A Nasa spacecraft is about to arrive at the largest planet in the solar system – Jupiter. The probe launched five years ago and has travelled nearly three billion kilometres to reach its destination.
Here are 10 things you need to know about this mission.
1. The Juno probe reached Jupiter at 4.18 am GMT this morning after a five-year, 1.8 billion-mile journey from Earth. Following a successful braking manoeuvre, it has now entered into a long polar orbit flying to within 3,100 miles (5,000 km) of the planet’s swirling cloud tops. The probe will skim to within just 4,200 km of the planet’s clouds once a fortnight – too close to provide global coverage in a single image.

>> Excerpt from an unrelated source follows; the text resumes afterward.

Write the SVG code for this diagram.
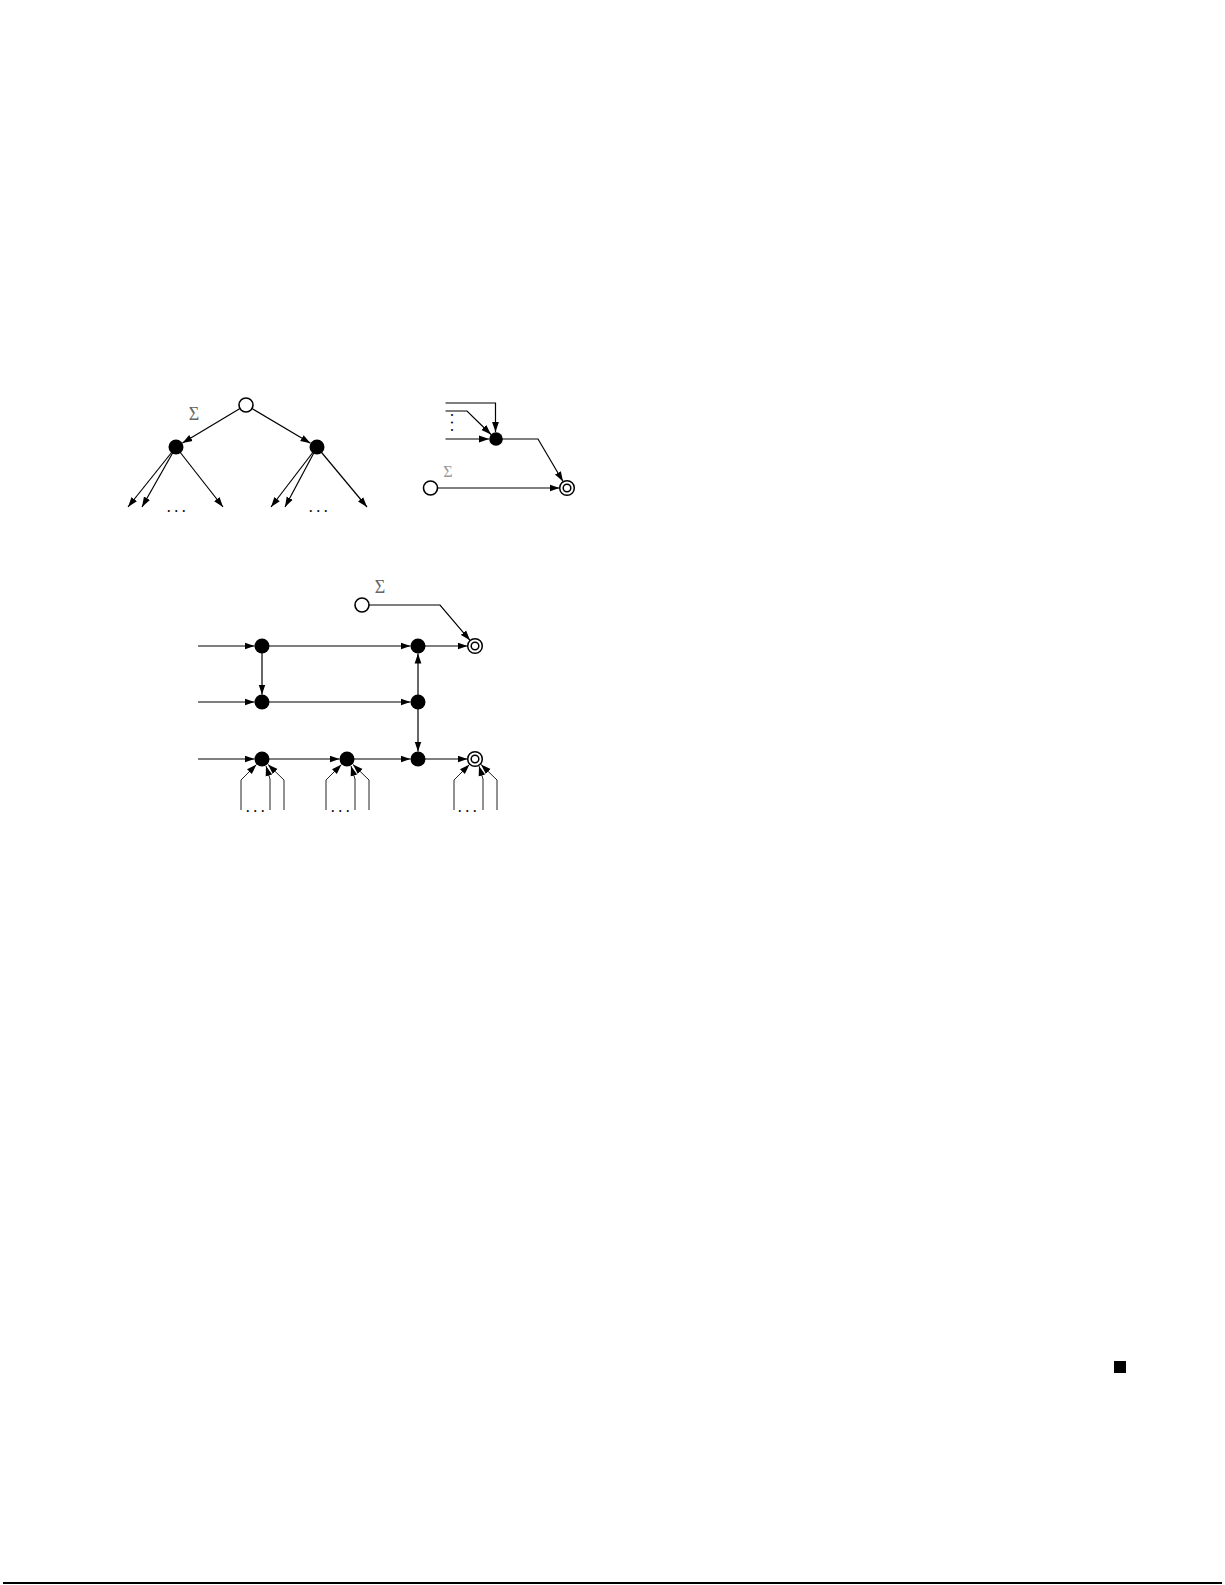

2. No previous spacecraft has orbited so close to Jupiter, although two others have been sent plunging to their destruction through its atmosphere.
3. To complete its risky mission Juno will have to survive a circuit-frying radiation storm generated by Jupiter’s powerful magnetic field. The maelstrom of high energy particles travelling at nearly the speed of light is the harshest radiation environment in the Solar System.
4. To cope with the conditions, the spacecraft is protected with special radiation-hardened wiring and sensor shielding. Its all-important ‘brain’ – the spacecraft’s flight computer – is housed in an armoured vault made of titanium and weighing almost 400 pounds (172kg).
5. Juno was launched on 5 August, 2011. During more than 30 orbital flybys of the Jovian world, it will probe beneath the obscuring ammonia and hydrogen sulfide cloud cover and study the auroras to learn more about the planet’s origins, structure, atmosphere and magnetosphere.
6. Juno’s name comes from Greek and Roman mythology. Jupiter, the father of the Roman gods, drew a veil of clouds around himself to hide his mischief. But his wife – the goddess Juno – was able to peer through the clouds and reveal Jupiter’s true nature.
7. Juno will be one of the fastest human-made objects in history, moving approximately 260,000 kilometers per hour (165,000 mph) relative to the Earth. That’s roughly ten times the top speed of the Space Shuttle.
8. 48 minutes, 19 seconds, that’s the time it takes for radio signals from Jupiter to reach EarthW. When Juno phoned home to tell us that its orbital insertion maneuver went off smoothly, the signal it sends to Earth was be roughly a billion times weaker than what you’d receive in a typical cell phone call.
9. Two stations in the Deep Space Network—one in Goldstone, California, another in Canberra, Australia—are going to be listening for Juno’s call; arraying several of their antennae to maximize detection power and focusing on Juno’s position in the sky with laser precision.
10. 20 months, that’s how long the mission will last. Because Juno is in a harsh radiation environment, its delicate electronics are housed in a special titanium vault. Eventually, Juno will succumb to the intense radiation and will be commanded to plunge into Jupiter’s atmosphere to avoid any collision with the planet’s moons.